Consider also that the BSA targets only the pervasively regulated banking industry, while the CTA makes no such distinction between the wide swath of businesses it governs. “The clear import of our cases is that the closely regulated industry … is the exception.” Marshall v. Barlow’s, Inc., 436 U.S. 307, 313 (1978). While banks do not fall under the four industries (liquor sales, firearms dealing, mining, or running an automobile junkyard) historically recognized as so heavily regulated that they enjoy no expectation of privacy, Barlow’s, Inc., 436 U.S., at 313, banks nevertheless operate under a “comprehensive scheme that puts [them] on notice that their property will be subject to periodic inspections undertaken for specific purposes.” Patel II, 576 U.S. at 425 (internal quotation marks and citations omitted). From federal regulators like the Federal Reserve System, the Federal Deposit Insurance Corporation, and the Office of the Comptroller of the Currency to state agencies in whatever form they have taken over the years, banks and other financial institutions have been under constant supervision since long before the BSA. From a privacy perspective, this places banks on materially different ground than small businesses that need only register at the state level and comply with the various tax and licensing obligations that apply generally across industries. And it distinguishes banks from the hotels in Patel II that the Supreme Court deemed outside of the “closely regulated industry” exception. Patel II, 576 U.S. at 425 (regulations requiring hotels to “maintain a license, collect taxes, conspicuously post their rates, and meet certain sanitary standards” did not “establish a comprehensive scheme of regulation”). Thus, even if the CTA’s reporting requirements were considered an administrative search, they would still contravene the Fourth Amendment.

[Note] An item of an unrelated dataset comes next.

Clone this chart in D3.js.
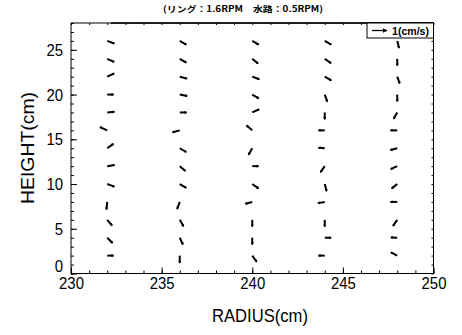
<!DOCTYPE html>
<html><head><meta charset="utf-8">
<script src="https://cdn.jsdelivr.net/npm/d3@7"></script>
<style>
body{margin:0;background:#fff;}
svg{display:block;}
text{fill:#000;}
</style></head>
<body>
<svg id="c" width="462" height="335"></svg>
<script>
// ---- data ----
const titleText = "(リング：1.6RPM　水路：0.5RPM)";
const xTicks = [230, 235, 240, 245, 250];
const yTicks = [0, 5, 10, 15, 20, 25];
const radii = [232, 236, 240, 244, 248];
const heights = [26, 24, 22, 20, 18, 16, 14, 12, 10, 8, 6, 4, 2];
// radial (u) and vertical (w) velocity components, cm/s, top to bottom
const u232 = [0.47, 0.45, 0.45, 0.42, 0.48, -0.48, 0.41, 0.48, 0.47, -0.05, 0.32, 0.35, 0.42];
const w232 = [-0.17, -0.21, 0.21, 0.00, 0.04, 0.22, 0.29, 0.07, -0.17, -0.50, -0.38, -0.35, 0.00];
const u236 = [0.43, 0.43, 0.48, 0.49, 0.45, -0.48, 0.43, 0.38, 0.43, -0.17, 0.25, 0.21, 0.00];
const w236 = [-0.25, -0.25, -0.13, -0.09, 0.00, -0.13, -0.25, -0.32, -0.25, -0.47, -0.43, -0.45, -0.48];
const u240 = [0.43, 0.38, 0.47, 0.43, 0.45, -0.38, -0.25, 0.42, 0.41, -0.46, 0.00, 0.00, 0.29];
const w240 = [-0.25, -0.32, -0.17, -0.25, 0.21, 0.32, -0.43, 0.00, -0.29, -0.12, -0.45, -0.45, -0.41];
const u244 = [0.43, 0.41, 0.43, 0.17, 0.00, -0.42, -0.42, -0.28, 0.12, -0.45, 0.00, 0.42, -0.42];
const w244 = [-0.25, -0.29, -0.25, -0.47, -0.45, 0.00, 0.03, -0.40, -0.47, -0.08, -0.45, 0.00, 0.00];
const u248 = [0.12, 0.00, 0.16, 0.00, -0.24, -0.45, -0.46, -0.43, -0.37, -0.45, -0.28, -0.42, -0.42];
const w248 = [-0.47, -0.45, -0.45, -0.45, -0.42, 0.00, -0.12, -0.20, -0.30, 0.00, -0.40, 0.02, 0.22];
const refSpeed = [1];
const refLabel = "1(cm/s)";

const uCols = [u232, u236, u240, u244, u248];
const wCols = [w232, w236, w240, w244, w248];
const vectors = [];
radii.forEach((r, i) => heights.forEach((h, j) => vectors.push({r, h, u: uCols[i][j], w: wCols[i][j]})));

// ---- layout ----
const L = 71, R = 433.5, T = 23, B = 273.5;
const svg = d3.select("#c");
const x = d3.scaleLinear().domain([230, 250]).range([L, R]);
const y = d3.scaleLinear().domain([0, 28]).range([B, T]);
const vs = d3.scaleLinear().domain([0, 1]).range([0, 15]);
const numFont = "'Liberation Sans Narrow','Arial Narrow','Liberation Sans',Arial,sans-serif";

// arrow marker (tiny heads, as in the reference)
const defs = svg.append("defs");
defs.append("marker")
  .attr("id", "ah").attr("viewBox", "0 0 10 10").attr("refX", 7).attr("refY", 5)
  .attr("markerWidth", 3).attr("markerHeight", 3).attr("markerUnits", "userSpaceOnUse")
  .attr("orient", "auto")
  .append("path").attr("d", "M0,0L10,5L0,10z").attr("fill", "#000");
defs.append("marker")
  .attr("id", "ahL").attr("viewBox", "0 0 10 10").attr("refX", 9).attr("refY", 5)
  .attr("markerWidth", 5).attr("markerHeight", 5).attr("markerUnits", "userSpaceOnUse")
  .attr("orient", "auto")
  .append("path").attr("d", "M0,0L10,5L0,10z").attr("fill", "#000");

// minor/major ticks (inward)
function tickSet(axisGen, scale, values, size, transform) {
  svg.append("g").attr("transform", transform)
    .call(axisGen(scale).tickValues(values).tickSize(size).tickFormat(""))
    .call(g => g.select(".domain").remove())
    .call(g => g.selectAll("line").attr("stroke", "#000").attr("stroke-width", 1));
}
const xMinor = d3.range(230, 251, 1), yMinor = d3.range(0, 29, 1);
tickSet(d3.axisTop, x, xMinor, 3, `translate(0,${B})`);
tickSet(d3.axisTop, x, xTicks, 6, `translate(0,${B})`);
tickSet(d3.axisRight, y, yMinor, 3, `translate(${L},0)`);
tickSet(d3.axisRight, y, yTicks, 6, `translate(${L},0)`);
tickSet(d3.axisBottom, x, xMinor, 2, `translate(0,${T})`);
tickSet(d3.axisLeft, y, yMinor, 2, `translate(${R},0)`);

const digitW = 8.3;
// tick labels
svg.append("g").attr("transform", `translate(0,${B})`)
  .call(d3.axisBottom(x).tickValues(xTicks).tickSize(0).tickPadding(3).tickFormat(d3.format("d")))
  .call(g => g.select(".domain").remove())
  .call(g => g.selectAll("text").attr("font-family", numFont).attr("font-size", 17).attr("fill", "#000")
    .attr("textLength", d => String(d).length * digitW).attr("lengthAdjust", "spacingAndGlyphs"));
svg.append("g").attr("transform", `translate(${L},0)`)
  .call(d3.axisLeft(y).tickValues(yTicks).tickSize(0).tickPadding(8).tickFormat(d3.format("d")))
  .call(g => g.select(".domain").remove())
  .call(g => g.selectAll("text").attr("font-family", numFont).attr("font-size", 17).attr("fill", "#000")
    .attr("dy", d => d === 0 ? "-0.12em" : "0.32em")
    .attr("textLength", d => String(d).length * digitW).attr("lengthAdjust", "spacingAndGlyphs"));

// frame
svg.append("rect").attr("x", L).attr("y", T).attr("width", R - L).attr("height", B - T)
  .attr("fill", "none").attr("stroke", "#000").attr("stroke-width", 1);
svg.append("line").attr("x1", L + 40).attr("x2", R).attr("y1", T).attr("y2", T)
  .attr("stroke", "#000").attr("stroke-width", 1.6);

// vectors
svg.append("g").selectAll("line").data(vectors).join("line")
  .attr("x1", d => x(d.r)).attr("y1", d => y(d.h))
  .attr("x2", d => x(d.r) + vs(d.u)).attr("y2", d => y(d.h) - vs(d.w))
  .attr("stroke", "#000").attr("stroke-width", 2)
  .attr("marker-end", "url(#ah)");

// legend box
const lg = svg.append("g");
lg.append("rect").attr("x", 367).attr("y", T).attr("width", R - 367).attr("height", 15)
  .attr("fill", "#fff").attr("stroke", "#000").attr("stroke-width", 1);
lg.selectAll("line.ref").data(refSpeed).join("line").attr("class", "ref")
  .attr("x1", 372).attr("x2", d => 372 + vs(d)).attr("y1", T + 7.5).attr("y2", T + 7.5)
  .attr("stroke", "#000").attr("stroke-width", 1.3).attr("marker-end", "url(#ahL)");
lg.append("text").attr("x", 392).attr("y", T + 11.5).attr("font-family", numFont)
  .attr("font-size", 10).attr("font-weight", "bold")
  .attr("textLength", 37).attr("lengthAdjust", "spacingAndGlyphs").text(refLabel);

// title
svg.append("text").attr("x", 243).attr("y", 12).attr("text-anchor", "middle")
  .attr("font-family", "'Noto Sans CJK JP',sans-serif").attr("font-size", 8.5).attr("font-weight", "bold")
  .attr("textLength", 160).attr("lengthAdjust", "spacingAndGlyphs").text(titleText);

// axis titles
svg.append("text").attr("x", 260).attr("y", 322).attr("text-anchor", "middle")
  .attr("font-family", numFont).attr("font-size", 19)
  .attr("textLength", 96).attr("lengthAdjust", "spacingAndGlyphs").text("RADIUS(cm)");
svg.append("text").attr("transform", "translate(34,148) rotate(-90)").attr("text-anchor", "middle")
  .attr("font-family", numFont).attr("font-size", 19)
  .attr("textLength", 112).attr("lengthAdjust", "spacingAndGlyphs").text("HEIGHT(cm)");
</script>
</body></html>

Moreover, as discussed above, the BSA requires a bank-mediated report, while the CTA creates a direct reporting obligation. As shown in Miller, the privacy interests change with the form of disclosure. 425 U.S. at 442. A common refrain in the government’s briefing is the statement from Shultz that “reporting requirements are by no means per se violations of the Fourth Amendment,” and “a contrary holding might well fly in the face of the settled . . . history of self-assessment of individual and corporate income taxes in the United States.” Shultz, 416 U.S. at 59-60. But finding these particular reporting requirements unconstitutional on these specific facts is far from making a categorical finding against all reporting requirements, which is what Shultz quite properly proscribes. And the tax reporting example in Shultz is administrative; it’s not done for criminal investigation purposes like the CTA. As such, a Fourth Amendment ruling against the CTA is not only compatible with Shultz; it is a faithful application of its core rationale. Existing law enforcement tools represent another strike against the CTA’s reasonableness.